Sometimes I think that there are stories or articles in my little noodle. They are just fighting to get out and sometimes they have to hit me over the head in over to make their escape to the pages of the Tailwheeler’s Journal. One of the ways I can recognize these subjects is the fact that they are reflected in the advice I give my students… over and over.
One such subject is that of snatch force and the way it affects acceleration or “G’s. How many times have I advised, “Don’t snatch”? Maybe not as many times as I’ve said, “Get the nose down”, but a lot!

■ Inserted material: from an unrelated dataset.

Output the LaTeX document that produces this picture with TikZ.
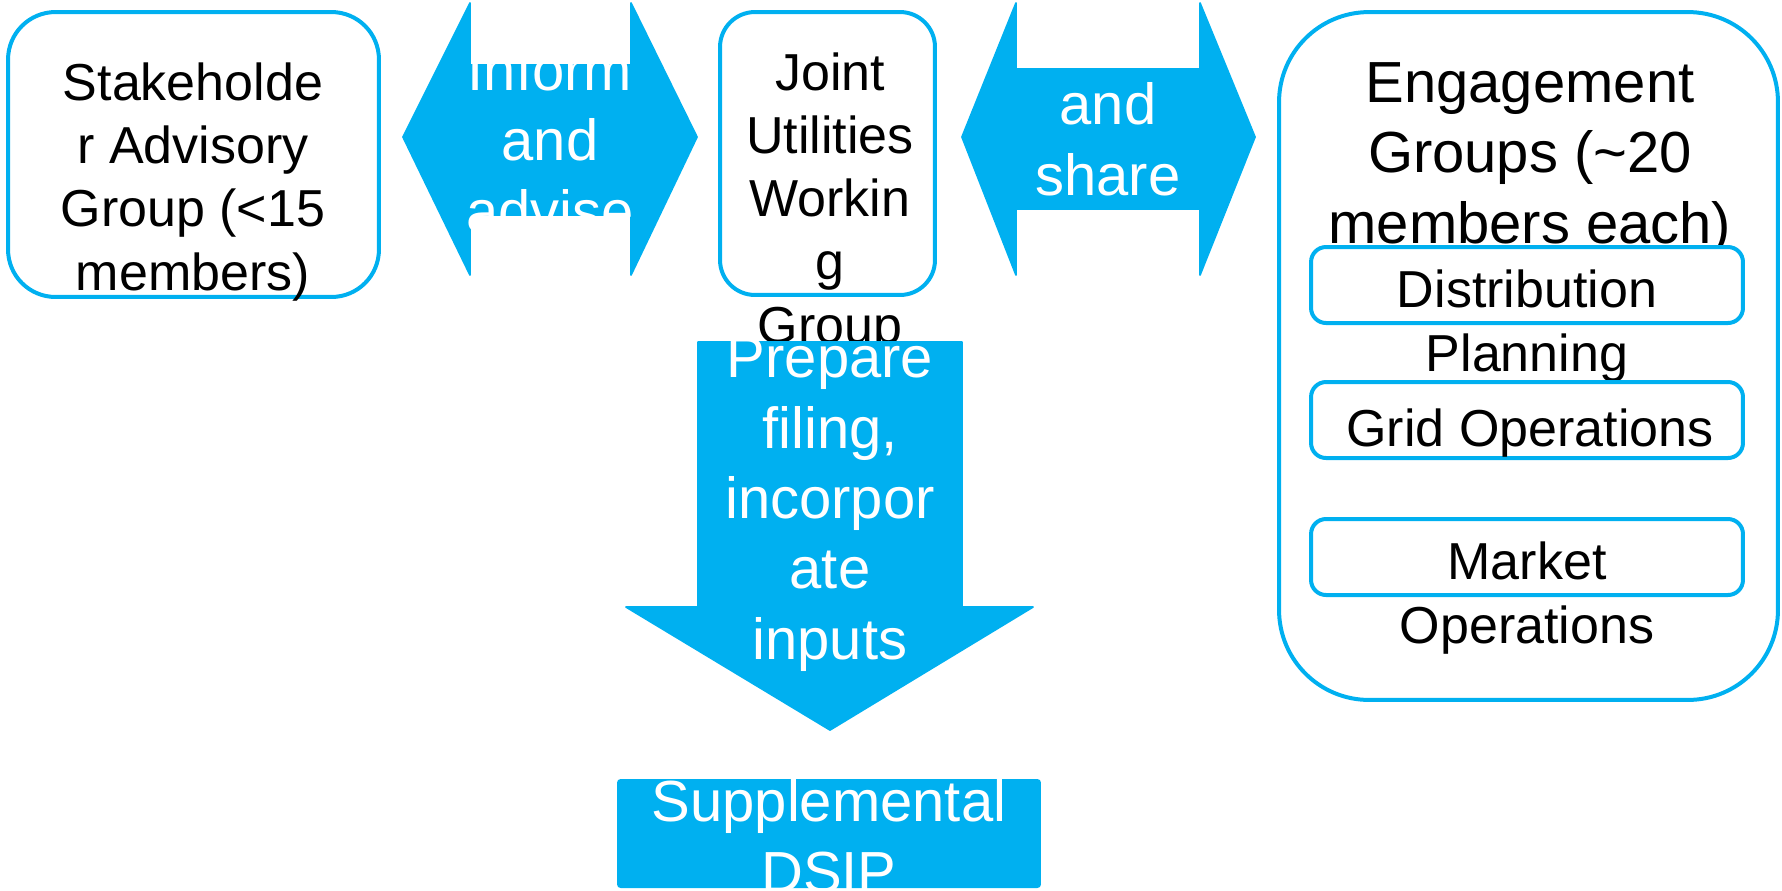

Let’s say that you’re in that important turn from base to final. As sometimes happens, an insufficient application of back pressure has caused the nose to lower. With everything else that’s going on at this critical stage of flight, maybe the flier didn’t notice that lessening of pitch right away. But he suddenly realizes it and just as suddenly rectifies it. And that is the problem. His sudden snatch back on the stick or control wheel does bring the nose back up. But do you know what else it does? Because he SNATCHES it back, he has subjected the wing to more “G” force than if he had kept the nose from falling right from the get-go. And what does “G” force do to stall speed? It increases it. If the angle of attack was already high and if he has also skidded his turn, the added G force will cause the wing to stall and the skid will cause the airplane to spin. I can always be wrong, but I think that set of circumstances may have caused many such stall/spin accidents. Most of them have had tragic results. Think about that: If the guy hadn’t snatched the elevator back, he might have been able to get away with the skid. I used to do a skidding turn at airshows with my inside rudder buried. But I did it intentionally and was always careful not to snatch the elevator. So, what is the lesson here? Well, if you don’t see it, perhaps you should quit flying and take up Parcheesi. The lesson is DON’T SNATCH!